Simon Miller Team : Web Development Tags : Clients Management User Experience

TLDR; or, The Importance of Documentation

Simon Miller Team : Web Development Tags : Clients Management User Experience

Why do we document? To put it simply, and paraphrasing Professor Henry Jones (father of the great archaeologist Indiana Jones):

“I wrote things down so that I wouldn’t have to remember.”

Nobody can be expected to recall the events that occurred in a meeting six months prior to release of a project. We document so that everybody understands the scope of work in such sufficient detail as to produce outstanding work.

Obviously nobody intends a project to go wrong, however, many stars must align in order to deliver a successful project, and not all of these can be anticipated. What we can anticipate is that thorough documentation will aid us positively in achieving the best possible outcome.

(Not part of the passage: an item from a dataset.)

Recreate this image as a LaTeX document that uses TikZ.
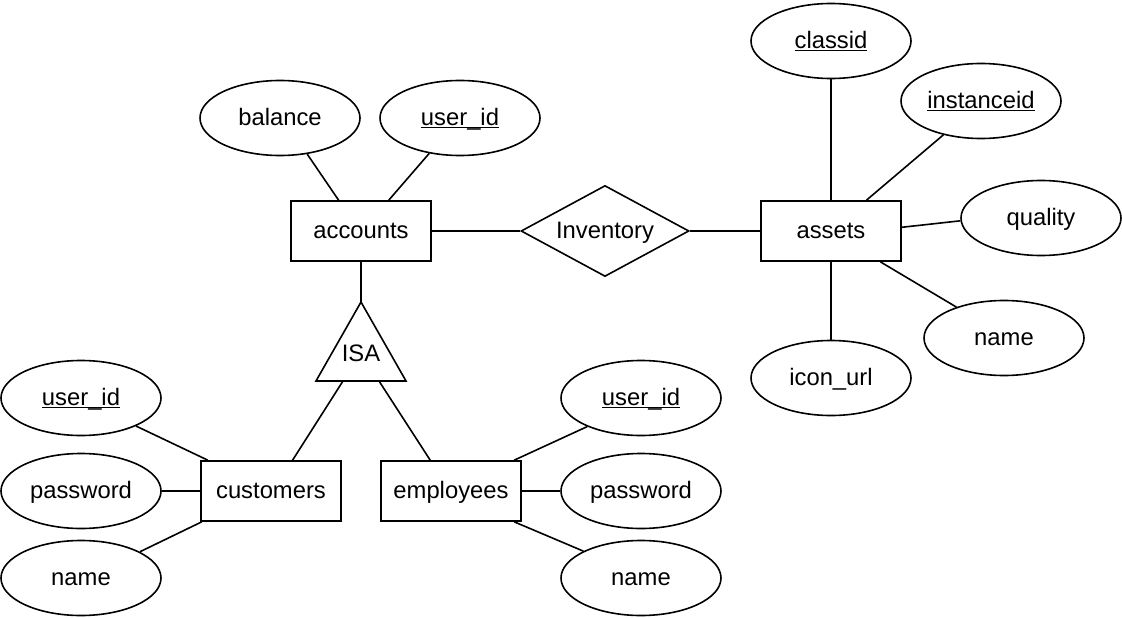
\documentclass[tikz,border=0pt]{standalone}
\usepackage{fontspec}
\setmainfont{Liberation Sans}
\usetikzlibrary{shapes.geometric,calc}
\newcommand\keyattr[1]{\underline{\smash{#1}}}
\tikzset{
  base/.style={draw=black, line width=1.6pt, inner sep=0pt, text height=18.5pt, text depth=3.5pt,
    font=\fontsize{23.8}{28}\selectfont},
  attr/.style={base, ellipse, minimum width=160pt, minimum height=75pt},
  entity/.style={base, rectangle, minimum width=140pt, minimum height=60pt},
  rel/.style={base, diamond, minimum width=168pt, minimum height=91pt, aspect=1.85},
  conn/.style={draw=black, line width=1.6pt},
  isatext/.style={inner sep=0pt, text height=18.5pt, text depth=3.5pt, font=\fontsize{23.8}{28}\selectfont}
}
\begin{document}
\begin{tikzpicture}[x=1pt,y=-1pt]
\useasboundingbox (0,0) rectangle (1122,618);
% entities
\node[entity] (acc) at (361,231) {accounts};
\node[entity] (ast) at (831,231) {assets};
\node[entity] (cust) at (271,491) {customers};
\node[entity] (emp) at (451,491) {employees};
% relationship
\node[rel] (inv) at (605,231) {Inventory};
% ISA triangle
\coordinate (isaTop) at (361,302);
\coordinate (isaBL) at (316,381);
\coordinate (isaBR) at (406,381);
\coordinate (isaL) at (343,381);
\coordinate (isaR) at (379,381);
\draw[conn, line join=miter] (isaTop) -- (isaBR) -- (isaBL) -- cycle;
\node[isatext] (isa) at (361,354) {ISA};
% attributes of accounts
\node[attr] (bal) at (280,118) {balance};
\node[attr] (accuid) at (460,118) {\keyattr{user\_id}};
% attributes of assets
\node[attr] (cls) at (831,41) {\keyattr{classid}};
\node[attr] (inst) at (981,101) {\keyattr{instanceid}};
\node[attr] (qual) at (1041,218) {quality};
\node[attr] (aname) at (1004,338) {name};
\node[attr] (icon) at (831,378) {icon\_url};
% attributes of customers
\node[attr] (cuid) at (81,398) {\keyattr{user\_id}};
\node[attr] (cpw) at (81,491) {password};
\node[attr] (cname) at (81,578) {name};
% attributes of employees
\node[attr] (euid) at (641,398) {\keyattr{user\_id}};
\node[attr] (epw) at (641,491) {password};
\node[attr] (ename) at (641,578) {name};
% connectors
\draw[conn] (bal.-53) -- (acc.126);
\draw[conn] (accuid.-131) -- (acc.48);
\draw[conn] (acc.south) -- (isaTop);
\draw[conn] (acc.east) -- (inv.west);
\draw[conn] (inv.east) -- (ast.west);
\draw[conn] (isaL) -- (cust.55);
\draw[conn] (isaR) -- (emp.124);
\draw[conn] (cuid.-27) -- (cust.154);
\draw[conn] (cpw.east) -- (cust.west);
\draw[conn] (cname.24) -- (cust.-156);
\draw[conn] (euid.-152) -- (emp.26);
\draw[conn] (emp.east) -- (epw.west);
\draw[conn] (ename.155) -- (emp.-26);
\draw[conn] (cls.south) -- (ast.north);
\draw[conn] (inst.-138) -- (ast.41);
\draw[conn] (qual.182) -- (ast.3);
\draw[conn] (aname.147) -- (ast.-32);
\draw[conn] (icon.north) -- (ast.south);
\end{tikzpicture}
\end{document}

What constitutes "good documentation"?

In summary, good documentation consists of something that you can wholeheartedly rely on to inform a new employee at the company in;

  • What you set out to do
  • What you ended up doing
  • Why you did it the way you did
  • What problems you faced along the way and how you resolved them

Your documentation should be of such significant quality as to be completely reliable. Assume that everything you write for a project is going to be read by the customer, your manager, his or her manager, the managing director, your company’s solicitors, the customer’s company’s solicitors, the judge and your own mother.

The most important audience for documentation is: yourself. Read back what you have documented and ask yourself – will this make sense to me in six-months time? In six-years time? If it does not then do as all good programmers do; refactor and rewrite until it does.

What to document

Good documentation starts as soon as you shake your customer’s hand. A good tool for tracking every communication for a customer/project relationship is Atlassian Confluence. We always start with the following templates:

Level

Purpose

Customer Name

Name of customer, including customer code. Contact information should also be kept up to date, including availability of stakeholders.

Project Name

Title of the website or application; this too has a code, usually an iteration on the customer code.

Environments & Accounts

Repository of environment and access details (but not passwords) to all first and third party stores.

Meeting Notes

Dated meeting notes as they are taken during any face-to-face or teleconference call.

Roles and Responsibilities

Team members responsible for ensuring delivery of the project – both internal staff members and customer, as well as any third party contacts.

Specifications

All functional and non-technical requirements documents as attachments. This can and should also include Jira Stories for the project. Links to any previously completed project for the same customer can also be referenced.

Technical

All technical requirements documents and findings gathered before, during and after project completion. An overview of the architecture with notes regarding tech stack and areas of any complexity.

Repositories

Whilst storing everything in Confluence is recommended, some large assets may need to be stored locally. Note down the location on any network drives where assets can be found.

Project requirement gathering

Requirements vary per project size, complexity and how contact was made. Typically, a project will include:

  • A written brief from the customer
  • High-level request for proposal (RFP) document response to the provided brief
  • Workshop scope document(s)
  • Project scope document(s)
  • Technical specifications document(s)
  • Repository of all known third-party documentation required for the build
  • Visual design and front-end development
  • Back-end development
  • Any content and/or data migration
  • All functional requirements gathered
  • List of acknowledged but out-of-scope items
  • User stories in Jira that break down the requirements into blocks
  • Technical documentation detailing how the project will be developed

Typically, a project scope document represents the agreed functional (and often technical) requirements between customer and vendor for seeing a project through to its conclusion. A good set of specifications should contain:

It is important to keep copies of all versions of these documents, so that you can track when features were added or removed. Date and version each release of a document and keep the archive against the Confluence project.

Hosting, API and other third party credentials

One of the most annoying aspects of inheriting an existing project is lack of documentation as to the whereabouts of production servers, credentials for third party APIs, contact details for co-locations, registrars and the like.

Ensure that any credentials that are stored with passwords are in a secure repository accessibly only internally. You don't want somebody getting hold of the keys to the castle.

Developer code comments, check-ins and time logging

Developers everywhere should be expected to comment their code thoroughly. Comment your code how you would like to receive it! You may even like to inline-comment the Jira ticket number when making a significant change as well.

All check-ins to source control (and you MUST have a source control provider) should include the related Jira ticket number. This level of tracking becomes essential when following back when work was completed and who completed it.

Lastly (and I won’t recommend any mechanisms here) keep accurate time logs of how long the pieces of a project took to complete. Not only is this important for working out billing, but it is important for giving an indication to costings the next time you have a project with similar attributes. Whilst nothing beats proper estimations, with accurate time logging you will at least have some idea.

Emails – Not even once

Emails are not accurately trackable.

All project related communication should be in the form of a Jira ticket in the relevant project if it relates to a task, or against the Confluence pages if it is general information. If you receive an important email, make sure its contents go into one of the above repositories. You’ll thank me later!